The author in the above article goes deeper into the idea below:
https://pmacdougald.wordpress.com/2016/04/14/accelerationism-left-and-right/
Absent LTV [labor theory of value], all that Left Accelerationism can really hope for is a sort of socialist voluntarism that subjects production and exchange to supervenient political aims. But here we’re back to the problem of central planning, and thus have lost whatever libidinal futurist appeal Left Accelerationism had in the first place . More strikingly, absent LTV, the problem posed to humanity by the technological drive of capital is not how to reach the New Jerusalem that the elimination of human labor from the production process will allow, but that this elimination will simply result in humans becoming superfluous to an increasingly autonomic system of machine production.

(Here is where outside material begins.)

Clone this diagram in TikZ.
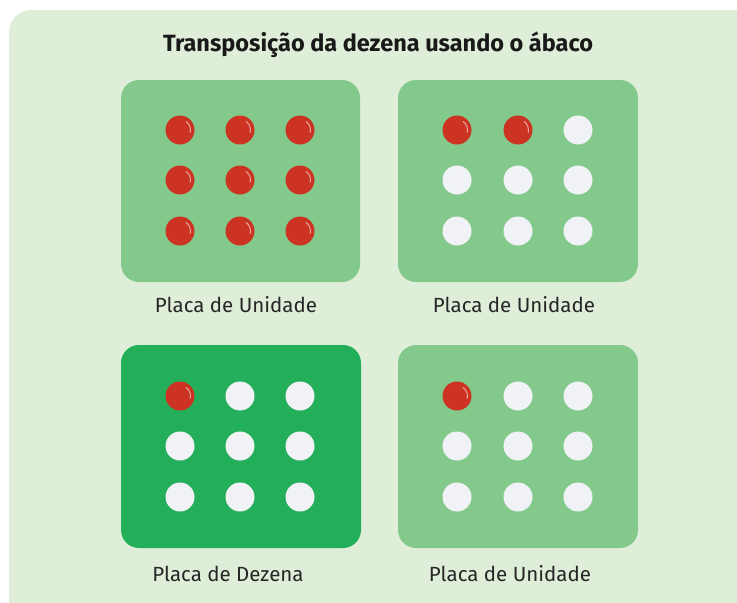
\documentclass[tikz,border=0pt]{standalone}
\usepackage{fontspec}
\setmainfont{Fira Sans}
\definecolor{bgc}{HTML}{DFEED9}
\definecolor{lightp}{HTML}{84C98C}
\definecolor{darkp}{HTML}{23AF5A}
\definecolor{redd}{HTML}{CC3322}
\definecolor{whited}{HTML}{F0F2F5}
\begin{document}
\begin{tikzpicture}[x=1pt,y=-1pt,
  panel/.style={rounded corners=18pt, draw=none},
  rdot/.style={circle, fill=redd, minimum size=29pt, inner sep=0pt, draw=none},
  wdot/.style={circle, fill=whited, minimum size=29pt, inner sep=0pt, draw=none},
  hlarc/.style={draw=white, draw opacity=0.55, line width=1pt},
  lbl/.style={font=\fontsize{20.5}{22}\selectfont, text=black!85},
  ttl/.style={font=\fontsize{23.5}{26}\selectfont\bfseries, text=black!90}]
\useasboundingbox (0,0) rectangle (737,603);
\fill[white] (0,0) rectangle (737,603);
\fill[bgc, rounded corners=22pt] (9,10) rectangle (760,640);
\node[ttl] (title) at (378,45) {Transposição da dezena usando o ábaco};
\fill[lightp, panel] (121,80) rectangle (360,282);
\fill[lightp, panel] (398,80) rectangle (638,282);
\fill[darkp, panel] (121,345) rectangle (361,548);
\fill[lightp, panel] (398,345) rectangle (638,548);
\node[lbl] (l1) at (236,305) {Placa de Unidade};
\node[lbl] (l2) at (514,305) {Placa de Unidade};
\node[lbl] (l3) at (228,574) {Placa de Dezena};
\node[lbl] (l4) at (510,574) {Placa de Unidade};
\newcommand{\dotat}[3]{%
  \if r#3
    \node[rdot] at (#1,#2) {};
    \draw[hlarc] (#1,#2) ++(-15:10.5pt) arc[start angle=-15, end angle=55, radius=10.5pt];
  \else
    \node[wdot] at (#1,#2) {};
  \fi}
% panel 1: all red
\foreach \x in {180,240,300}{\foreach \y in {130,180,231}{\dotat{\x}{\y}{r}}}
% panel 2
\foreach \x/\y/\c in {457/130/r,518/130/r,578/130/w,457/180/w,518/180/w,578/180/w,457/231/w,518/231/w,578/231/w}{\dotat{\x}{\y}{\c}}
% panel 3
\foreach \x/\y/\c in {180/396/r,240/396/w,300/396/w,180/446/w,240/446/w,300/446/w,180/497/w,240/497/w,300/497/w}{\dotat{\x}{\y}{\c}}
% panel 4
\foreach \x/\y/\c in {457/396/r,518/396/w,578/396/w,457/446/w,518/446/w,578/446/w,457/497/w,518/497/w,578/497/w}{\dotat{\x}{\y}{\c}}
\end{tikzpicture}
\end{document}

What we will do with a warming planet of 10 billion people when progressively fewer of them can be productively integrated into the global economy, the marginal cost of their labor sinks below the cost of their own social reproduction, and states are obliged to provide for larger and larger numbers of unproductive workers at the expense of smaller and smaller numbers of high-skill workers who can still be plugged in to economically-productive roles? This is an entirely different economic, political, and ethical problematic. In this landscape, Land’s killer AI, speciation, and Galt’s Gulch-style ‘exit’ all begin to look like provisional speculative (if malevolent) answers to the question of: what do you do with all these (economically) useless people?